Insurance economic drivers outperforming overall US GDP: Triple-I

According to a recent insurance economics outlook from the Insurance Information Institute (Triple-I), the economic drivers of the US property & casualty (P&C) insurance industry are growing faster than the nation’s Gross Domestic Product (GDP), and are anticipated to gain further momentum in the event of Federal Reserve monetary rate cuts.

Michel Léonard, Ph.D., CBE, chief economist and data scientist, Triple-I, in the organization’s April 2024 Outlook, commented: “We’ve been forecasting that P/C underwriting growth would catch up on overall GDP and it has.
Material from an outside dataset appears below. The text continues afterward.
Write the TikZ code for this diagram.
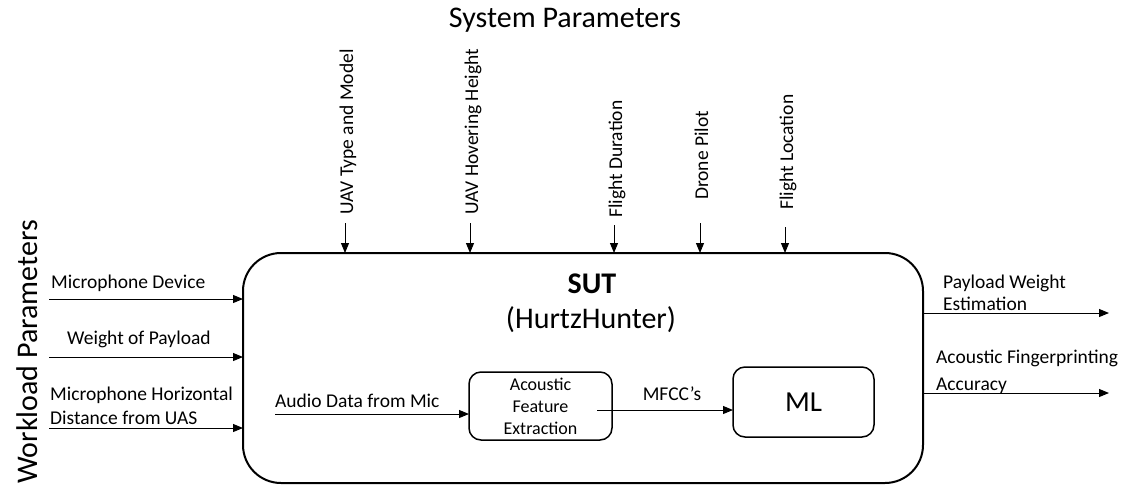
\documentclass[tikz,border=0pt]{standalone}
\usepackage{fontspec}
\setmainfont{Carlito}
\usetikzlibrary{arrows.meta}
\begin{document}
\begin{tikzpicture}[x=1pt,y=-1pt,
  arr/.style={line width=1pt,-{Triangle[length=10pt,width=8pt]}},
  lbl/.style={inner sep=0pt,font=\fontsize{19.5}{23}\selectfont},
  vlbl/.style={lbl,rotate=90,anchor=base west},
  hlbl/.style={lbl,anchor=base west},
  title/.style={inner sep=0pt,font=\fontsize{30}{36}\selectfont},
  inbox/.style={draw,line width=1.5pt,rounded corners=12pt,inner sep=0pt,outer sep=0pt}]
\useasboundingbox (0,0) rectangle (1128,499);

% main box
\node[draw,line width=2pt,rounded corners=38pt,minimum width=680pt,minimum height=230pt,inner sep=0pt,outer sep=0pt] (sut) at (583,368) {};
\node[title,anchor=base,font=\fontsize{30}{36}\selectfont\bfseries] (sutt) at (592,293) {SUT};
\node[title,anchor=base] (hh) at (591,328) {(HurtzHunter)};

% titles
\node[title,anchor=base] (sys) at (565,27) {System Parameters};
\node[title,anchor=base,rotate=90] (wl) at (37,352) {Workload Parameters};

% system parameter arrows
\coordinate (s1) at (345,223);
\coordinate (s2) at (470,223);
\coordinate (s3) at (614,225);
\coordinate (s4) at (700,223);
\coordinate (s5) at (785,227);
\foreach \c in {s1,s2,s3,s4,s5} \draw[arr] (\c) -- (\c |- sut.north);
\node[vlbl] (t1) at (353,215) {UAV Type and Model};
\node[vlbl] (t2) at (478,215) {UAV Hovering Height};
\node[vlbl] (t3) at (622,218) {Flight Duration};
\node[vlbl] (t4) at (708,200) {Drone Pilot};
\node[vlbl] (t5) at (793,210) {Flight Location};

% workload arrows
\coordinate (w1) at (49,299);
\coordinate (w2) at (49,357);
\coordinate (w3) at (49,428);
\foreach \c in {w1,w2,w3} \draw[arr] (\c) -- (\c -| sut.west);
\node[hlbl] (l1) at (51,288) {Microphone Device};
\node[hlbl] (l2) at (67,344) {Weight of Payload};
\node[hlbl] (l3a) at (50,400) {Microphone Horizontal};
\node[hlbl] (l3b) at (50,424) {Distance from UAS};

% outputs
\coordinate (o1) at (1109,313);
\coordinate (o2) at (1109,393);
\foreach \c in {o1,o2} \draw[arr] (\c -| sut.east) -- (\c);
\node[hlbl] (r1a) at (943,288) {Payload Weight};
\node[hlbl] (r1b) at (943,310) {Estimation};
\node[hlbl] (r2a) at (936,363) {Acoustic Fingerprinting};
\node[hlbl] (r2b) at (936,390) {Accuracy};

% inner pipeline
\node[inbox,minimum width=143pt,minimum height=68pt,align=center,font=\fontsize{18}{22}\selectfont] (afe) at (540.5,406) {Acoustic\\Feature\\Extraction};
\node[inbox,minimum width=141pt,minimum height=70pt,font=\fontsize{29}{34}\selectfont] (ml) at (803.5,402) {ML};
\coordinate (a0) at (275,414);
\draw[arr] (a0) -- (a0 -| afe.west);
\node[hlbl] (aud) at (275,407) {Audio Data from Mic};
\coordinate (m0) at (597,410);
\draw[arr] (m0) -- (m0 -| ml.west);
\node[lbl,anchor=base] (mf) at (672,400) {MFCC’s};
\end{tikzpicture}
\end{document}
Triple-I forecasts P&C underlying growth to increase to 3.4% in 2024, 1.2% above the Fed’s GDP forecast of 2.2%. It will likely take at least another year for this economic rising tide to lift the P/C industry’s overall growth and performance.”
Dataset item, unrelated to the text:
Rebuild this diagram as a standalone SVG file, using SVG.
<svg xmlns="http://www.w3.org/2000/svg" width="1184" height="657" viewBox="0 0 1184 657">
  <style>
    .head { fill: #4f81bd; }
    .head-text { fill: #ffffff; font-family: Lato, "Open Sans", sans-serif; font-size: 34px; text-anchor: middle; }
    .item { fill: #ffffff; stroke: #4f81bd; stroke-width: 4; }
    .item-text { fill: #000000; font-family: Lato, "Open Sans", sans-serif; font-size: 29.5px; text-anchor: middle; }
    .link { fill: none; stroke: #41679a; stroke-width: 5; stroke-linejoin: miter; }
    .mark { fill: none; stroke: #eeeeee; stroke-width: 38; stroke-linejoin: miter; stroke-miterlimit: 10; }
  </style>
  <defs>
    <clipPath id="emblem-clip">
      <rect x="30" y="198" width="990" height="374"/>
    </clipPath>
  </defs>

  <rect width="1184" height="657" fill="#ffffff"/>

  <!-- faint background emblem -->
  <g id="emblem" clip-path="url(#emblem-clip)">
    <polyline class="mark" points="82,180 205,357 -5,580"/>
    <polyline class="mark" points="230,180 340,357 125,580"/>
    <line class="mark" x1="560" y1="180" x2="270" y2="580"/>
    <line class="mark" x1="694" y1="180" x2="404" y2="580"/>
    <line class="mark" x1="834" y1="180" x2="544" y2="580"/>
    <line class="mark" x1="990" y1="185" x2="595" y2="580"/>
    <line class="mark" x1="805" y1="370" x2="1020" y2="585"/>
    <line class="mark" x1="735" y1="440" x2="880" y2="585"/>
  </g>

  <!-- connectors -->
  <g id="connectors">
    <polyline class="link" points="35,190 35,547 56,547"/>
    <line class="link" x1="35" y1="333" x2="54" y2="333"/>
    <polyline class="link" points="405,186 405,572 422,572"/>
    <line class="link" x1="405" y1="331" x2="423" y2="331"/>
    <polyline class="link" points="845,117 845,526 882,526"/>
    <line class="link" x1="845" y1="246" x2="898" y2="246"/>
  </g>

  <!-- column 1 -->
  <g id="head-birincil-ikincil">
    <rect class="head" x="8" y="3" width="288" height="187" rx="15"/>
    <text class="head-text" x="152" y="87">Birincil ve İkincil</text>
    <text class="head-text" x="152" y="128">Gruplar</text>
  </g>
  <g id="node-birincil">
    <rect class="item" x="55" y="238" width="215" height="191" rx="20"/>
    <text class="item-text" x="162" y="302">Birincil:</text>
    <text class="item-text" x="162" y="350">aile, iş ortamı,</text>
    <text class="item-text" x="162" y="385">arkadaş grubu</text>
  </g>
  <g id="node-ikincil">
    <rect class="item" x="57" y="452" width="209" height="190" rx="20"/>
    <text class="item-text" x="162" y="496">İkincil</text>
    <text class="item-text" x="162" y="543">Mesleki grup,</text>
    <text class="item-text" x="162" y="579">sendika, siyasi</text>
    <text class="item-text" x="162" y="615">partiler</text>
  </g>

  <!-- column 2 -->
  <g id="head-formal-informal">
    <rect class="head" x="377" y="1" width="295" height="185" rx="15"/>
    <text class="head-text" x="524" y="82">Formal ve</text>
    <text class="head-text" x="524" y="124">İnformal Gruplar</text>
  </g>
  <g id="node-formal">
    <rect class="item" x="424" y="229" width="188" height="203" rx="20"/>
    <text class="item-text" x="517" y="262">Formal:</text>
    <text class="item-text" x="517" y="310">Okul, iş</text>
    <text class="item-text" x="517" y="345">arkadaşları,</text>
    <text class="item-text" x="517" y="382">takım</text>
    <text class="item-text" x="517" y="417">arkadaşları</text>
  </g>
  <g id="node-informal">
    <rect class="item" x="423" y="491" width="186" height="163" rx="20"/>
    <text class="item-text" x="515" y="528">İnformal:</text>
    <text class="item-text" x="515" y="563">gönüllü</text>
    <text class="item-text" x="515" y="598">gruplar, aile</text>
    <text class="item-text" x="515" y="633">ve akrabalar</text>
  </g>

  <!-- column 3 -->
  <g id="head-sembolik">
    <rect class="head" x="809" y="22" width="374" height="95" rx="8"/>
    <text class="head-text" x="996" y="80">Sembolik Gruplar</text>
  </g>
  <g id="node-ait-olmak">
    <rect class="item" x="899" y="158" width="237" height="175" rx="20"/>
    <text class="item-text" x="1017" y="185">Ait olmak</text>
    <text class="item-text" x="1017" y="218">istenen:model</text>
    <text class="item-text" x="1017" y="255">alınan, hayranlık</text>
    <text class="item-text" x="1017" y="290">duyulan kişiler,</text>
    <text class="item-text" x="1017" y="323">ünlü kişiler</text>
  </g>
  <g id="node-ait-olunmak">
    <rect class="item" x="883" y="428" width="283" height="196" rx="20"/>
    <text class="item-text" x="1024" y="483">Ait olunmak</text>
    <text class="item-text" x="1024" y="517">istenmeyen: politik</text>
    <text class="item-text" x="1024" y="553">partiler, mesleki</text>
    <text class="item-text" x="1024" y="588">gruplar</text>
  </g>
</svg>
He added: “Triple-I expects P&C underlying growth to continue outperforming overall GDP growth into 2025 and 2026.”

Moreover, by using the Fed’s GDP forecast as a basis for comparison, it has been revealed, that underlying insurance growth is expected to outperform overall US growth by an average of 2.0% over the next three years.
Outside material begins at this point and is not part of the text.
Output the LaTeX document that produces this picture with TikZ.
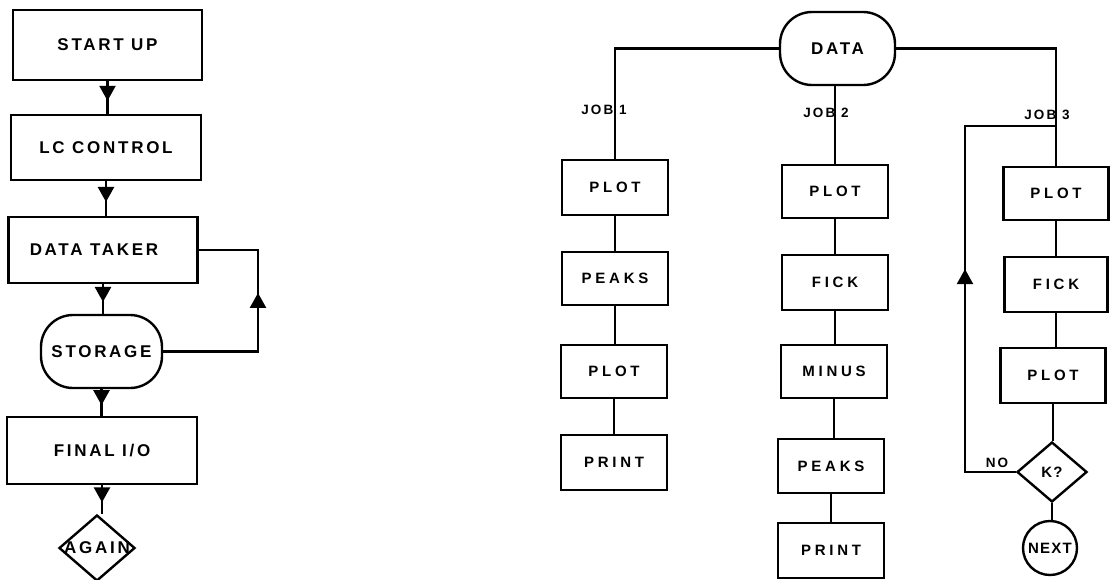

Léonard continued: “Different economic stress scenarios may reduce or widen the spread between P&C underlying growth and overall GDP growth, or even reverse the overall trend of P&C underlying growth outperforming overall GDP growth.

“The top two risks to underlying insurance growth and overall GDP growth is the Fed slowing or reversing course on monetary easing and renewed geopolitical risk including global supply chain disruptions.”

Importantly, it is worth noting, that Triple-I has been, and remains, more optimistic about growth than the Fed due to the fact that its models put less emphasis than the Fed’s on the negative impact of each additional interest rate increase on GDP growth and the unemployment rate, the report explains.

Therefore, for 2024, Triple-I’s forecast for overall GDP growth sits at 2.6%, compared to the Fed’s 2.2%.

Léonard said that a decision by the Fed to cut interest rates this year, “would provide further tailwind to key insurance underwriting growth such as housing and auto sales.”